68«Уборы головные не входят в наши законы». Поручик Лаксман, служивший при Екатерине II и бывший в Японии в 1792 – 1793 годах, носил пудренный парик с косичкой, как тогда полагалось по форме. При Александре I этот «закон» в России был изменен.
69Японские лекари нимало не заботятся, чтобы больные их наблюдали диэту; они всегда советуют им более есть, и чем более больные едят, тем они довольнее, ибо хороший аппетит, по их мнению, всегда есть верный признак скорого выздоровления.

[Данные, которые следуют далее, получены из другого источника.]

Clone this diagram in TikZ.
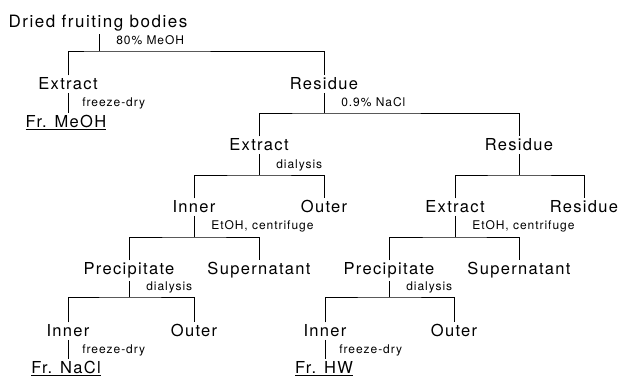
\documentclass[tikz,border=0pt]{standalone}
\usepackage{fontspec}
\setmainfont{TeX Gyre Heros}
\newfontfamily\stagefont[LetterSpace=8]{TeX Gyre Heros}
\newfontfamily\startfont[LetterSpace=9]{TeX Gyre Heros}
\usetikzlibrary{calc}

\begin{document}
\begin{tikzpicture}[x=1pt, y=-1pt]

    % TikZ styles for drawing %%%%%%%%%%%%%%%%%%%%%%%%%%%%%%%%%%%%%%%%%%%%%%%%%%%%%%
    \tikzstyle{stage} = [inner sep=2.5pt, anchor=base, font=\stagefont\fontsize{16.5}{18}\selectfont]
    \tikzstyle{start} = [stage, font=\startfont\fontsize{17}{19}\selectfont]
    \tikzstyle{cond} = [inner sep=0pt, anchor=base west, font=\stagefont\fontsize{12}{13}\selectfont]
    \tikzstyle{barlabel} = [cond, xshift=17pt, yshift=6pt]
    \tikzstyle{line} = [line width=0.6pt]

    \useasboundingbox (0,0) rectangle (622,379);

    % Stages, row by row %%%%%%%%%%%%%%%%%%%%%%%%%%%%%%%%%%%%%%%%%%%%%%%%%%%%%%%%%%%%%%%%
    \node[start] (dried) at (98,28) {Dried fruiting bodies};

    \node[stage] (ext1) at (68,90)  {Extract};
    \node[stage] (res1) at (324,90) {Residue};
    \node[stage] (frm)  at (66,128) {\underline{Fr. MeOH}};

    \node[stage] (ext2) at (259,151) {Extract};
    \node[stage] (res2) at (519,151) {Residue};

    \node[stage] (inn1) at (194,213) {Inner};
    \node[stage] (out1) at (324,213) {Outer};
    \node[stage] (ext3) at (455,213) {Extract};
    \node[stage] (res3) at (584,213) {Residue};

    \node[stage] (pre1) at (129,275) {Precipitate};
    \node[stage] (sup1) at (259,275) {Supernatant};
    \node[stage] (pre2) at (389,275) {Precipitate};
    \node[stage] (sup2) at (519,275) {Supernatant};

    \node[stage] (inn2) at (68,337)  {Inner};
    \node[stage] (out2) at (194,337) {Outer};
    \node[stage] (inn3) at (325,337) {Inner};
    \node[stage] (out3) at (454,337) {Outer};

    \node[stage] (frn) at (66,374)  {\underline{Fr. NaCl}};
    \node[stage] (frh) at (324,374) {\underline{Fr. HW}};

    % Branch points %%%%%%%%%%%%%%%%%%%%%%%%%%%%%%%%%%%%%%%%%%%%%%%%%%%%%%%%%%%%%%%%%%%%
    \coordinate (b1) at (99,51);
    \coordinate (b2) at (324,113);
    \coordinate (b3) at (259,175);
    \coordinate (b4) at (519,175);
    \coordinate (b5) at (194,237);
    \coordinate (b6) at (455,237);
    \coordinate (b7) at (129,297);
    \coordinate (b8) at (389,297);

    % Now link the stages %%%%%%%%%%%%%%%%%%%%%%%%%%%%%%%%%%%%%%%%%%%%%%%%%%%%%%%%%%%%%%
    \draw [line] (dried.south -| b1) -- (b1) node[barlabel] {80\% MeOH};
    \draw [line] (ext1.north) |- (b1) -| (res1.north);

    \draw [line] (ext1.south) -- node[cond, xshift=14pt, yshift=-4pt] {freeze-dry} (ext1.south |- frm.north);

    \draw [line] (res1.south) -- (b2) node[barlabel] {0.9\% NaCl};
    \draw [line] (ext2.north) |- (b2) -| (res2.north);

    \draw [line] (ext2.south) -- (b3) node[barlabel] {dialysis};
    \draw [line] (inn1.north) |- (b3) -| (out1.north);

    \draw [line] (res2.south) -- (b4);
    \draw [line] (ext3.north) |- (b4) -| (res3.north);

    \draw [line] (inn1.south) -- (b5) node[barlabel, yshift=1pt] {EtOH, centrifuge};
    \draw [line] (pre1.north) |- (b5) -| (sup1.north);

    \draw [line] (ext3.south) -- (b6) node[barlabel, yshift=1pt] {EtOH, centrifuge};
    \draw [line] (pre2.north) |- (b6) -| (sup2.north);

    \draw [line] (pre1.south) -- (b7) node[barlabel] {dialysis};
    \draw [line] (inn2.north) |- (b7) -| (out2.north);

    \draw [line] (pre2.south) -- (b8) node[barlabel] {dialysis};
    \draw [line] (inn3.north) |- (b8) -| (out3.north);

    \draw [line] (inn2.south) -- node[cond, xshift=14pt, yshift=-4pt] {freeze-dry} (inn2.south |- frn.north);
    \draw [line] (inn3.south) -- node[cond, xshift=14pt, yshift=-4pt] {freeze-dry} (inn3.south |- frh.north);

\end{tikzpicture}
\end{document}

70Имя этого чиновника Отахи-Коеки.
71Японцы большие охотники до редкостей: первая их страсть собирать какие-нибудь необыкновенные вещицы. При нас не было ни одного солдата, который бы не показал нам чего-нибудь почитаемого им редкостью; у некоторых хранились в нескольких бумагах складные матросские ножи, полученные ими от Лаксманова экипажа; другие берегли медные деньги наши или пуговки; иной хранил какую-нибудь бездельную ракушку или камешек и т. п.
72По главному начальству сего чиновника над всей областью, должность его, конечно, соответствует тому званию, что в Европе называется губернатором; почему мы его и называли так, но у японцев он называется, когда о нем говорят с почтением, буйнио или, в обыкновенных разговорах, бунио и буниосо; почему впоследствии я буду называть его бунио.
73Американские компанейские селения – промысловые поселки Российско-Американской компании на Аляске.
74«Зачем русские строят такие крепкие суда, что они могут так долго плавать в открытых океанах?» В 1636 году правитель (сегун) Японии запретил своим подданным под страхом смертной казни посещать чужие страны и строить крупные суда, годные для дальнего плавания. Запрет этот существовал до шестидесятых годов XIX века. Воспитанные в таких традициях, японские чиновники, допрашивавшие пленных, считали, что и русские могли покидать свою родину и совершать дальние плавания только для выполнения очень важных правительственных заданий.